- _AIM_: Set the data down again, exactly as it reads, but without the pictures.

- _RECORDED INFORMATION_:

=-=-=

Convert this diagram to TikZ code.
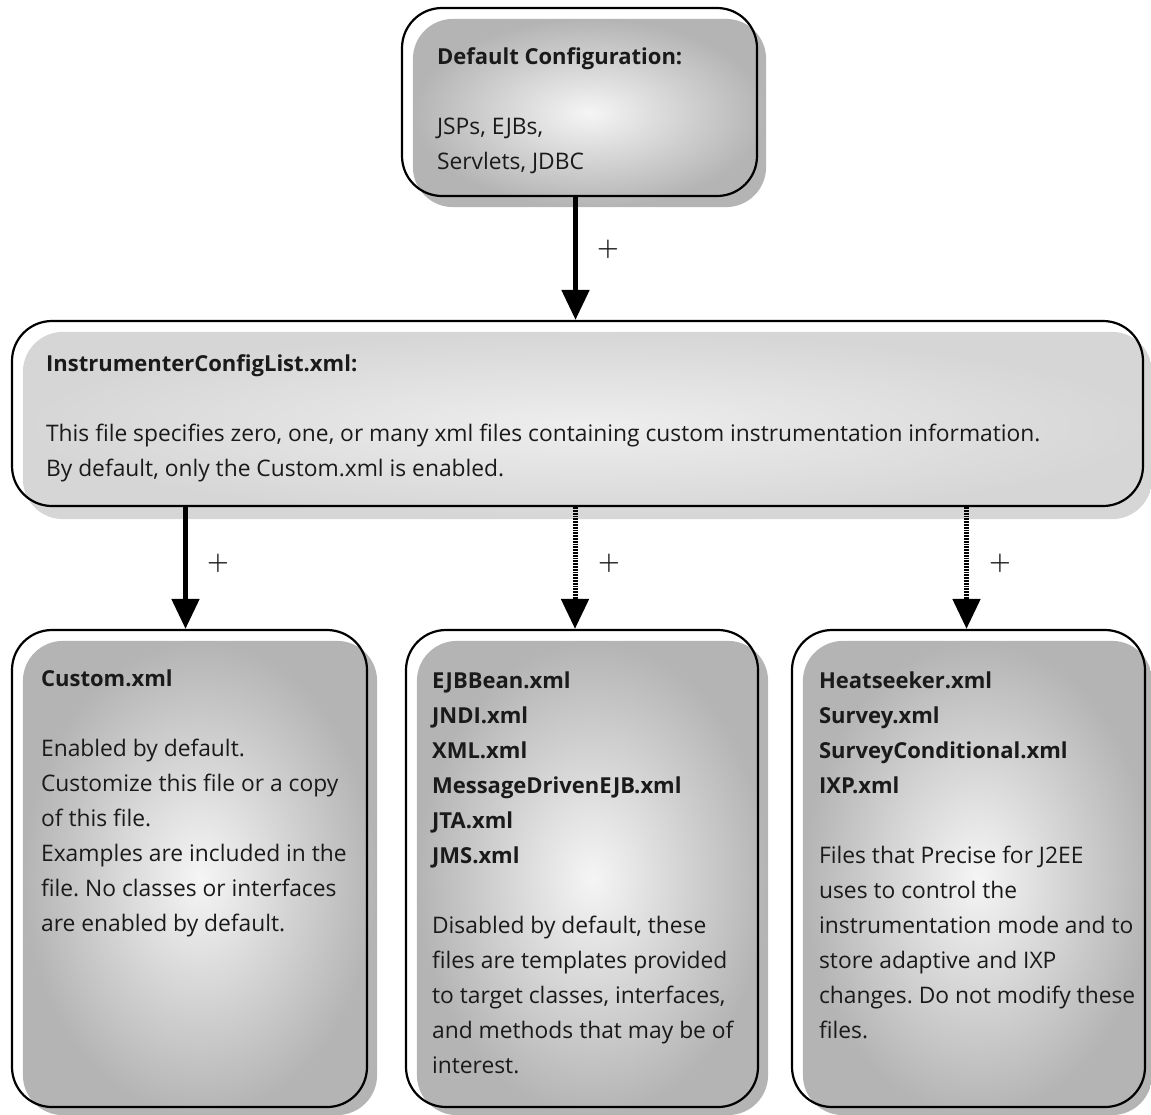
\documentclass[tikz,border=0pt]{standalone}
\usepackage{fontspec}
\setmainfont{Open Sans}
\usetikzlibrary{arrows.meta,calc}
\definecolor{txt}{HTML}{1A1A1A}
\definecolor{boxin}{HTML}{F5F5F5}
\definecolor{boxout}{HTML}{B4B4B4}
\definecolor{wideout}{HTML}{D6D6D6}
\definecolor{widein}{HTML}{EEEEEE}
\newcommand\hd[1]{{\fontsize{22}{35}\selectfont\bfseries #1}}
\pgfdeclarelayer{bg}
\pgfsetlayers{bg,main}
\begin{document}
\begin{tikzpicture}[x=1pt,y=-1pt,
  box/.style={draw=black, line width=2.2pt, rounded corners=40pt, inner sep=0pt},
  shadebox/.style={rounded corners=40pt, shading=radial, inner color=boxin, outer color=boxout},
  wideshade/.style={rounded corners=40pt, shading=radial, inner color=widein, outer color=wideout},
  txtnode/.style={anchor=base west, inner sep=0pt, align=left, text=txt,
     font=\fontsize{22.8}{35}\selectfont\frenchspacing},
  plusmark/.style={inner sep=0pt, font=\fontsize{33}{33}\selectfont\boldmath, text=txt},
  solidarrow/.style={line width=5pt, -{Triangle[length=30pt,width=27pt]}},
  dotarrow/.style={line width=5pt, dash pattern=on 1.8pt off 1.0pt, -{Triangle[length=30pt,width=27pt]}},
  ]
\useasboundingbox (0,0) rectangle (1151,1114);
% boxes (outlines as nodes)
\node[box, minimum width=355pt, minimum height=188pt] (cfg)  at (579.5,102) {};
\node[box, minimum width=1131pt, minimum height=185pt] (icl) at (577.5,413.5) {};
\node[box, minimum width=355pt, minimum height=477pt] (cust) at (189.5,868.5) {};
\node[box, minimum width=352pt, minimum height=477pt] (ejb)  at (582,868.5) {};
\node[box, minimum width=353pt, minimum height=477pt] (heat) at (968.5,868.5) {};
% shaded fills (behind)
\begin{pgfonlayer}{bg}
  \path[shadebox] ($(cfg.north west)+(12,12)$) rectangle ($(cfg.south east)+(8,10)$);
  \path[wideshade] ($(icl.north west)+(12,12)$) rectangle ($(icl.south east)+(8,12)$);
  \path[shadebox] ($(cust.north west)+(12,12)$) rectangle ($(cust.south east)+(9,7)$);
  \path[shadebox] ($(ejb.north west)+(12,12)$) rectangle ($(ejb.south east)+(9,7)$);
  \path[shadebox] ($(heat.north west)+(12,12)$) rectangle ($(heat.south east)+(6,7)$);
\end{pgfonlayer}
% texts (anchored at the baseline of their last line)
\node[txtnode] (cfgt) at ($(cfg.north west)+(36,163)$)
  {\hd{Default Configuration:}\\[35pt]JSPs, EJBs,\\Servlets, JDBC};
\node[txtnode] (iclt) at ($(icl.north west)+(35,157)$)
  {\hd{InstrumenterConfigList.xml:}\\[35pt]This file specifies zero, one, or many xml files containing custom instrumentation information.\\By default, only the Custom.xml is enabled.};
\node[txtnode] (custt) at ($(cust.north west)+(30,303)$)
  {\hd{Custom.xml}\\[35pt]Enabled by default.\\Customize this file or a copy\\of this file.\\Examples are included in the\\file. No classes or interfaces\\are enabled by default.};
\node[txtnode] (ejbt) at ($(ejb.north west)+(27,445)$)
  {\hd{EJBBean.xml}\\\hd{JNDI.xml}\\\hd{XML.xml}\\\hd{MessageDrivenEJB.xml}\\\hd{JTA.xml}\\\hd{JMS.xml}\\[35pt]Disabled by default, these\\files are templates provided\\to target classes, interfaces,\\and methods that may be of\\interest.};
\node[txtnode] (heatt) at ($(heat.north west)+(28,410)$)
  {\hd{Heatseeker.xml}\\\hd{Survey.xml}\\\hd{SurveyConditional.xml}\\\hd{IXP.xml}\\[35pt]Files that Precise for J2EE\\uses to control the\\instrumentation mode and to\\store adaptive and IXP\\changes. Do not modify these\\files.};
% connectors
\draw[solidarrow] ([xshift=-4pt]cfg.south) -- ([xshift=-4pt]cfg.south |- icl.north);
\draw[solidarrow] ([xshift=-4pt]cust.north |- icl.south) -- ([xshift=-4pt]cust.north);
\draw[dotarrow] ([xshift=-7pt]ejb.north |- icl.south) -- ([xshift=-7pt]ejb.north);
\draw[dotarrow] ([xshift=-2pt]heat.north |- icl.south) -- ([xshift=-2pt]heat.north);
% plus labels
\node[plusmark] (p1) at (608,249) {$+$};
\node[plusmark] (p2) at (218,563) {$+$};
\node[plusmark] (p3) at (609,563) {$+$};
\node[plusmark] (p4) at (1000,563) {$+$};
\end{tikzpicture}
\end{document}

=-=-=

- _THE ANSWER_:
Convert this diagram to TikZ code.
\documentclass[tikz,border=0pt]{standalone}
\usepackage{fontspec}
\setmainfont{Open Sans}
\usetikzlibrary{arrows.meta,calc}
\definecolor{txt}{HTML}{1A1A1A}
\definecolor{boxin}{HTML}{F5F5F5}
\definecolor{boxout}{HTML}{B4B4B4}
\definecolor{wideout}{HTML}{D6D6D6}
\definecolor{widein}{HTML}{EEEEEE}
\newcommand\hd[1]{{\fontsize{22}{35}\selectfont\bfseries #1}}
\pgfdeclarelayer{bg}
\pgfsetlayers{bg,main}
\begin{document}
\begin{tikzpicture}[x=1pt,y=-1pt,
  box/.style={draw=black, line width=2.2pt, rounded corners=40pt, inner sep=0pt},
  shadebox/.style={rounded corners=40pt, shading=radial, inner color=boxin, outer color=boxout},
  wideshade/.style={rounded corners=40pt, shading=radial, inner color=widein, outer color=wideout},
  txtnode/.style={anchor=base west, inner sep=0pt, align=left, text=txt,
     font=\fontsize{22.8}{35}\selectfont\frenchspacing},
  plusmark/.style={inner sep=0pt, font=\fontsize{33}{33}\selectfont\boldmath, text=txt},
  solidarrow/.style={line width=5pt, -{Triangle[length=30pt,width=27pt]}},
  dotarrow/.style={line width=5pt, dash pattern=on 1.8pt off 1.0pt, -{Triangle[length=30pt,width=27pt]}},
  ]
\useasboundingbox (0,0) rectangle (1151,1114);
% boxes (outlines as nodes)
\node[box, minimum width=355pt, minimum height=188pt] (cfg)  at (579.5,102) {};
\node[box, minimum width=1131pt, minimum height=185pt] (icl) at (577.5,413.5) {};
\node[box, minimum width=355pt, minimum height=477pt] (cust) at (189.5,868.5) {};
\node[box, minimum width=352pt, minimum height=477pt] (ejb)  at (582,868.5) {};
\node[box, minimum width=353pt, minimum height=477pt] (heat) at (968.5,868.5) {};
% shaded fills (behind)
\begin{pgfonlayer}{bg}
  \path[shadebox] ($(cfg.north west)+(12,12)$) rectangle ($(cfg.south east)+(8,10)$);
  \path[wideshade] ($(icl.north west)+(12,12)$) rectangle ($(icl.south east)+(8,12)$);
  \path[shadebox] ($(cust.north west)+(12,12)$) rectangle ($(cust.south east)+(9,7)$);
  \path[shadebox] ($(ejb.north west)+(12,12)$) rectangle ($(ejb.south east)+(9,7)$);
  \path[shadebox] ($(heat.north west)+(12,12)$) rectangle ($(heat.south east)+(6,7)$);
\end{pgfonlayer}
% texts (anchored at the baseline of their last line)
\node[txtnode] (cfgt) at ($(cfg.north west)+(36,163)$)
  {\hd{Default Configuration:}\\[35pt]JSPs, EJBs,\\Servlets, JDBC};
\node[txtnode] (iclt) at ($(icl.north west)+(35,157)$)
  {\hd{InstrumenterConfigList.xml:}\\[35pt]This file specifies zero, one, or many xml files containing custom instrumentation information.\\By default, only the Custom.xml is enabled.};
\node[txtnode] (custt) at ($(cust.north west)+(30,303)$)
  {\hd{Custom.xml}\\[35pt]Enabled by default.\\Customize this file or a copy\\of this file.\\Examples are included in the\\file. No classes or interfaces\\are enabled by default.};
\node[txtnode] (ejbt) at ($(ejb.north west)+(27,445)$)
  {\hd{EJBBean.xml}\\\hd{JNDI.xml}\\\hd{XML.xml}\\\hd{MessageDrivenEJB.xml}\\\hd{JTA.xml}\\\hd{JMS.xml}\\[35pt]Disabled by default, these\\files are templates provided\\to target classes, interfaces,\\and methods that may be of\\interest.};
\node[txtnode] (heatt) at ($(heat.north west)+(28,410)$)
  {\hd{Heatseeker.xml}\\\hd{Survey.xml}\\\hd{SurveyConditional.xml}\\\hd{IXP.xml}\\[35pt]Files that Precise for J2EE\\uses to control the\\instrumentation mode and to\\store adaptive and IXP\\changes. Do not modify these\\files.};
% connectors
\draw[solidarrow] ([xshift=-4pt]cfg.south) -- ([xshift=-4pt]cfg.south |- icl.north);
\draw[solidarrow] ([xshift=-4pt]cust.north |- icl.south) -- ([xshift=-4pt]cust.north);
\draw[dotarrow] ([xshift=-7pt]ejb.north |- icl.south) -- ([xshift=-7pt]ejb.north);
\draw[dotarrow] ([xshift=-2pt]heat.north |- icl.south) -- ([xshift=-2pt]heat.north);
% plus labels
\node[plusmark] (p1) at (608,249) {$+$};
\node[plusmark] (p2) at (218,563) {$+$};
\node[plusmark] (p3) at (609,563) {$+$};
\node[plusmark] (p4) at (1000,563) {$+$};
\end{tikzpicture}
\end{document}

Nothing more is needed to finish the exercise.